JOB → Extract only the first line of the listing and every line after it up to and including the one with "p.outline_line_alpha = 1". Omit the pictures.

SOURCE MATERIAL →
#####

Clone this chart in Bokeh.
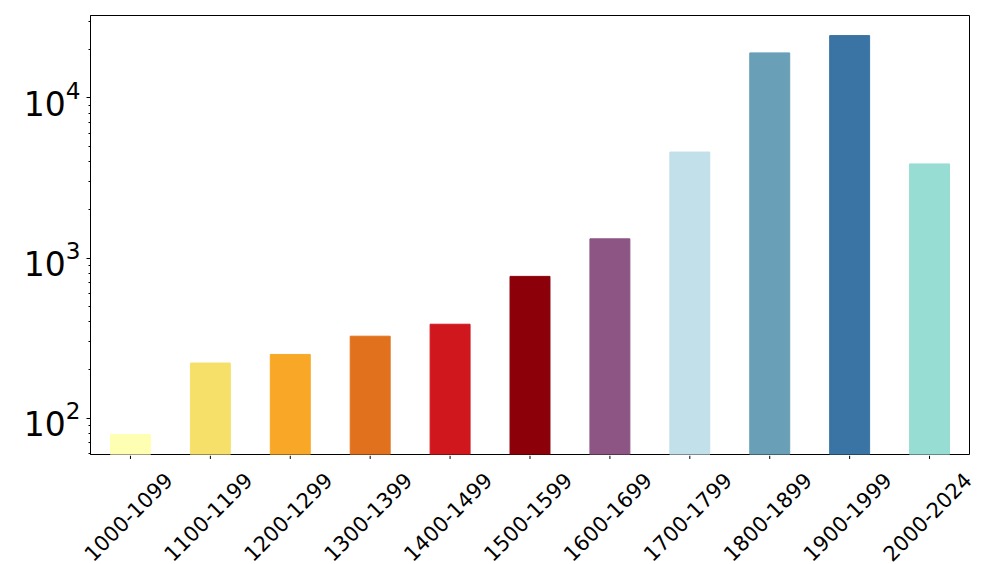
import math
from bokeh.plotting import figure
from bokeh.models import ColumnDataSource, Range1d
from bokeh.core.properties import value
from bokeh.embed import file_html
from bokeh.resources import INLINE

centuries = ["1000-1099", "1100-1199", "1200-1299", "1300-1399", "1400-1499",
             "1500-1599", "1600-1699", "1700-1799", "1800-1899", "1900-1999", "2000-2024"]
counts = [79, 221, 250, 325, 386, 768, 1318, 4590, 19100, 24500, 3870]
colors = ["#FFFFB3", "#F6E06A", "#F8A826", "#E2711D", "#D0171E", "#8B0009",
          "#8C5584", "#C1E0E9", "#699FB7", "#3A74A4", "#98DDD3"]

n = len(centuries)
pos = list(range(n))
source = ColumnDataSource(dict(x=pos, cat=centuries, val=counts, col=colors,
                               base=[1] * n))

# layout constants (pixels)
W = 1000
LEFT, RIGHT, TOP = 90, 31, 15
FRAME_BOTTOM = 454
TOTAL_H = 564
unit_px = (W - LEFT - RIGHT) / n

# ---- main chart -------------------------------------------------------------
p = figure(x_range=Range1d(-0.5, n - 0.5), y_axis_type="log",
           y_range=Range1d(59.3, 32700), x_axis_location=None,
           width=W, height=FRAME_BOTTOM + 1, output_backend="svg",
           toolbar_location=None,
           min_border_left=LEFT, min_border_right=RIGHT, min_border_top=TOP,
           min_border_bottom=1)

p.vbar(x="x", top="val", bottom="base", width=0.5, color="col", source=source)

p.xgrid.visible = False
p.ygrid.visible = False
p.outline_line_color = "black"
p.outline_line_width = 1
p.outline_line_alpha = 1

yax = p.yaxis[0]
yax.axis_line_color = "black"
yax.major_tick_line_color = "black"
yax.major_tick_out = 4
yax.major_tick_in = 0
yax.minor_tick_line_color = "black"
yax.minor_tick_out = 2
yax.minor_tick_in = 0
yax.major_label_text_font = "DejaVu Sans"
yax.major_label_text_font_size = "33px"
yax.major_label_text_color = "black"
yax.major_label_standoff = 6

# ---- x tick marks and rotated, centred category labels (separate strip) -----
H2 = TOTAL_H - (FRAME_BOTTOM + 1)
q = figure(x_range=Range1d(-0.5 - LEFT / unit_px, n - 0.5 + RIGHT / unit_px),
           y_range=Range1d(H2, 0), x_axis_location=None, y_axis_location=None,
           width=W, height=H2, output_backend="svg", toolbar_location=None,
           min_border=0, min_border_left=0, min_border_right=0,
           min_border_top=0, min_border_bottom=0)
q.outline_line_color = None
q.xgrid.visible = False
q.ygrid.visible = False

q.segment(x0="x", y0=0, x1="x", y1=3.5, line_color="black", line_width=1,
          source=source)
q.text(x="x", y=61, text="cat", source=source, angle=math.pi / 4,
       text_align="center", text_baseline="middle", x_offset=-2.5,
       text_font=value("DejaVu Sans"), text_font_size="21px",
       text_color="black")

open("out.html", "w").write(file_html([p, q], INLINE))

#####

OUTPUT →
Clone this chart in Bokeh.
import math
from bokeh.plotting import figure
from bokeh.models import ColumnDataSource, Range1d
from bokeh.core.properties import value
from bokeh.embed import file_html
from bokeh.resources import INLINE

centuries = ["1000-1099", "1100-1199", "1200-1299", "1300-1399", "1400-1499",
             "1500-1599", "1600-1699", "1700-1799", "1800-1899", "1900-1999", "2000-2024"]
counts = [79, 221, 250, 325, 386, 768, 1318, 4590, 19100, 24500, 3870]
colors = ["#FFFFB3", "#F6E06A", "#F8A826", "#E2711D", "#D0171E", "#8B0009",
          "#8C5584", "#C1E0E9", "#699FB7", "#3A74A4", "#98DDD3"]

n = len(centuries)
pos = list(range(n))
source = ColumnDataSource(dict(x=pos, cat=centuries, val=counts, col=colors,
                               base=[1] * n))

# layout constants (pixels)
W = 1000
LEFT, RIGHT, TOP = 90, 31, 15
FRAME_BOTTOM = 454
TOTAL_H = 564
unit_px = (W - LEFT - RIGHT) / n

# ---- main chart -------------------------------------------------------------
p = figure(x_range=Range1d(-0.5, n - 0.5), y_axis_type="log",
           y_range=Range1d(59.3, 32700), x_axis_location=None,
           width=W, height=FRAME_BOTTOM + 1, output_backend="svg",
           toolbar_location=None,
           min_border_left=LEFT, min_border_right=RIGHT, min_border_top=TOP,
           min_border_bottom=1)

p.vbar(x="x", top="val", bottom="base", width=0.5, color="col", source=source)

p.xgrid.visible = False
p.ygrid.visible = False
p.outline_line_color = "black"
p.outline_line_width = 1
p.outline_line_alpha = 1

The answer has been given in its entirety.